Have You Seen This Man’s Sense of Humor?

November 12, 2006

Seriously, somewhere like three weeks ago I caught a deadly case of not-funny from someone, almost like I was bit by a zombie version of Carrot Top, and ever since then I’m running at about 23 to 26% of my normal humor generating capacity.  As with all problems in my life, I immediately started casting about for someone to blame, but so far none of the accusations have stuck (I accused one of my employers of crushing my delicate humor bone with their relentless demands, but we all knew I was just looking for a scapegoat).  The truth of the matter is, I may be going through a prolonged block of notfunny, and it’s impacting every aspect of my life. 

For example, the other day I ran across this website, which sells structurally reinforced toilets for the morbidly obese, and even goes so far as to show a looping animation demonstrating ass-coverage areas on a regular seat vs one of their super-sized seats.  Ordinarily the space of time between me finding this site & writing about it here would be between 7 and 12 seconds, but I just filed it away for several days, unable to come up with a single amusing thing to say about needing to buy structurally reinforced pooping devices.

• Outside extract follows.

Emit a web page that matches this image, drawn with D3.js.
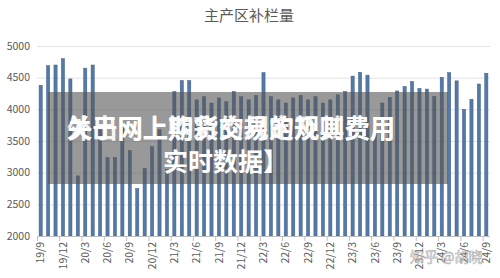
<!DOCTYPE html>
<html>
<head>
<meta charset="utf-8">
<script src="https://cdn.jsdelivr.net/npm/d3@7"></script>
<style>
  body { margin: 0; background: #fff; }
  svg text { font-family: "Noto Sans CJK SC", "Open Sans", sans-serif; }
</style>
</head>
<body>
<div id="chartContainer"></div>
<script>
// months from 19/9 to 24/9
var months = [];
for (var yr = 19, mo = 9; yr < 24 || (yr === 24 && mo <= 9); ) {
  months.push(yr + "/" + mo);
  mo++;
  if (mo > 12) { mo = 1; yr++; }
}

// 补栏量 per month
var values = [
  4380, 4690, 4700, 4800, 4480, 2950, 4650, 4700, 3680, 3240,
  3240, 3720, 3350, 2750, 3070, 3410, 3680, 3050, 4280, 4455,
  4455, 4150, 4200, 4100, 4180, 4120, 4280, 4200, 4150, 4220,
  4580, 4200, 4150, 4100, 4180, 4220, 4150, 4200, 4100, 4150,
  4230, 4280, 4525, 4585, 4540, 3820, 4100, 4190, 4290, 4360,
  4440, 4330, 4320, 4200, 4505, 4580, 4450, 4000, 4160, 4400,
  4570
];

var tickLabels = ["19/9", "19/12", "20/3", "20/6", "20/9", "20/12", "21/3", "21/6",
  "21/9", "21/12", "22/3", "22/6", "22/9", "22/12", "23/3", "23/6", "23/9",
  "23/12", "24/3", "24/6", "24/9"];

var yTicks = [2000, 2500, 3000, 3500, 4000, 4500, 5000];

var width = 500, height = 278;
var svg = d3.select("#chartContainer").append("svg")
    .attr("width", width)
    .attr("height", height);

// chart title
svg.append("text")
    .attr("x", 249)
    .attr("y", 21)
    .attr("text-anchor", "middle")
    .style("font-size", "15px")
    .style("fill", "#595959")
    .text("主产区补栏量");

var x = d3.scaleBand()
    .domain(months)
    .range([37, 490])
    .paddingInner(0.57)
    .paddingOuter(0.28);

var y = d3.scaleLinear()
    .domain([2000, 5000])
    .range([236, 46]);

// gridlines
svg.append("g")
    .selectAll("line")
    .data(yTicks.slice(1))
    .enter()
    .append("line")
    .attr("x1", 37)
    .attr("x2", 490)
    .attr("y1", function (d) { return y(d) + 0.5; })
    .attr("y2", function (d) { return y(d) + 0.5; })
    .style("stroke", "#e3e3e3")
    .style("stroke-width", 1);

// y labels
svg.append("g")
    .selectAll("text")
    .data(yTicks)
    .enter()
    .append("text")
    .attr("x", 30)
    .attr("y", function (d) { return y(d); })
    .attr("dy", "0.35em")
    .attr("text-anchor", "end")
    .style("font-size", "10.5px")
    .style("fill", "#595959")
    .text(function (d) { return d; });

// bars
svg.append("g")
    .selectAll("rect")
    .data(values)
    .enter()
    .append("rect")
    .attr("x", function (d, i) { return x(months[i]); })
    .attr("width", x.bandwidth())
    .attr("y", function (d) { return y(d); })
    .attr("height", function (d) { return y(2000) - y(d); })
    .style("fill", "#5479a6")
    .style("stroke", "#3f628e")
    .style("stroke-width", 0.5);

// x axis line
svg.append("line")
    .attr("x1", 37)
    .attr("x2", 490)
    .attr("y1", 236.5)
    .attr("y2", 236.5)
    .style("stroke", "#bfbfbf");

var xAxis = svg.append("g");
xAxis.selectAll("line")
    .data(tickLabels)
    .enter()
    .append("line")
    .attr("x1", function (d) { return x(d) - (x.step() - x.bandwidth()) / 2 + 0.5; })
    .attr("x2", function (d) { return x(d) - (x.step() - x.bandwidth()) / 2 + 0.5; })
    .attr("y1", 236)
    .attr("y2", 241)
    .style("stroke", "#bfbfbf");

xAxis.selectAll("text")
    .data(tickLabels)
    .enter()
    .append("text")
    .attr("transform", function (d) {
      return "translate(" + (x(d) + x.bandwidth() / 2) + ",242) rotate(-90)";
    })
    .attr("dy", "0.35em")
    .attr("text-anchor", "end")
    .style("font-size", "10.5px")
    .style("fill", "#595959")
    .text(function (d) { return d; });

// watermark
svg.append("text")
    .attr("x", 410)
    .attr("y", 262)
    .style("font-size", "14px")
    .style("fill", "#ffffff")
    .style("stroke", "#9a9a9a")
    .style("stroke-width", 0.6)
    .style("opacity", 0.8)
    .text("知乎 @胡晓");

// overlay box with caption
svg.append("rect")
    .attr("x", 48)
    .attr("y", 92)
    .attr("width", 400)
    .attr("height", 92)
    .style("fill", "#555555")
    .style("opacity", 0.6);

svg.append("text")
    .attr("x", 67)
    .attr("y", 138)
    .attr("textLength", 328)
    .attr("lengthAdjust", "spacingAndGlyphs")
    .style("font-size", "26px")
    .style("font-weight", "bold")
    .style("fill", "#ffffff")
    .text("关于网上期货交易的规则费用");

svg.append("text")
    .attr("x", 67)
    .attr("y", 138)
    .attr("textLength", 328)
    .attr("lengthAdjust", "spacingAndGlyphs")
    .style("font-size", "26px")
    .style("font-weight", "bold")
    .style("fill", "#ffffff")
    .style("opacity", 0.9)
    .text("外出网上购彩的规定及其费用");

svg.append("text")
    .attr("x", 163)
    .attr("y", 171)
    .style("font-size", "25px")
    .style("font-weight", "bold")
    .style("fill", "#ffffff")
    .text("实时数据】");
</script>
</body>
</html>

The real killer is that the annual Christmas card is weeks away, and it’s pretty much nothing but jokes.  I may just send out a blank one, or worse yet, something saccharine & appalling with a photo of the baby being cute on the front.  Dang ol’ baby, always being cute.  Maybe SHE is to blame for my sudden bout of humorlessness. 

At the heart of it all is the crippling fear that without being funny, there’s not much to me.  I mean, I may be interesting, or clever, or whatever else, but those attributes usually manifest themselves in a joke.  Lately, I keep stroking my sense of humor furiously, but it just hangs there limply in my hands, awaiting some comedy Viagra.  The irony of it all is that I probably gained some other attribute when I lost my sense of humor, like maybe I can finally throw a ball really accurately or remember things that happened more than 48 hours ago, but I’ll never know since I don’t have any call to test those skills.



  1. It happens to all of us. Speaking of toilets. I sent my husband to get a new toilet seat. He came home with a TWENTY-DOLLAR plastic seat. I was appalled! But you know what? It snaps right off for easy cleaning! So I said, “Great, we can put it in the dishwasher.”

  2. Wow! I’m a little heavier now than I used to be, but I’m certainly not fat. Having said that, I think (if money were no object) that I want one of those toilets. I’d probably finish the whole crossword in one sitting – not that it would make me smarter, but it seems comfy enough to sit on for the entire week it takes me to get part-way through the puzzle.

    Jon – your funny hasn’t left, you’re just in a mild slump. Besides, the fatty potty has way too many obvious jokes and with you being a fine conessieur* of the funny, you refuse to go there. I blame the food poisoning. You’ll be fine. As for me, I’m slipping farther and farther towards Howie Mandel territory everyday. Used to be ammusing, but now I’m merely corny and bald. At least you’re around smart, funny people on a regular basis – or at least people who provide ample opportunity for mocking.

    *I’m a lazy sack o’ shit and I’m not about to look up the correct spelling.

  3. Geewits’ comment makes me take a left turn here.

    I remember coming home from my freshman year in college to discover that my mother had developed a new passion…..cooking in the dishwasher.

    “But there’s so much less to clean up”, she said.
    “It all gets wrapped up in foil and gets done perfectly’, she said.

    “Mom, dinner always tastes like steamed steam”, I said.

    She got over it eventually.

  4. “steamed steam”

    I laughed so hard I had a coughing fit!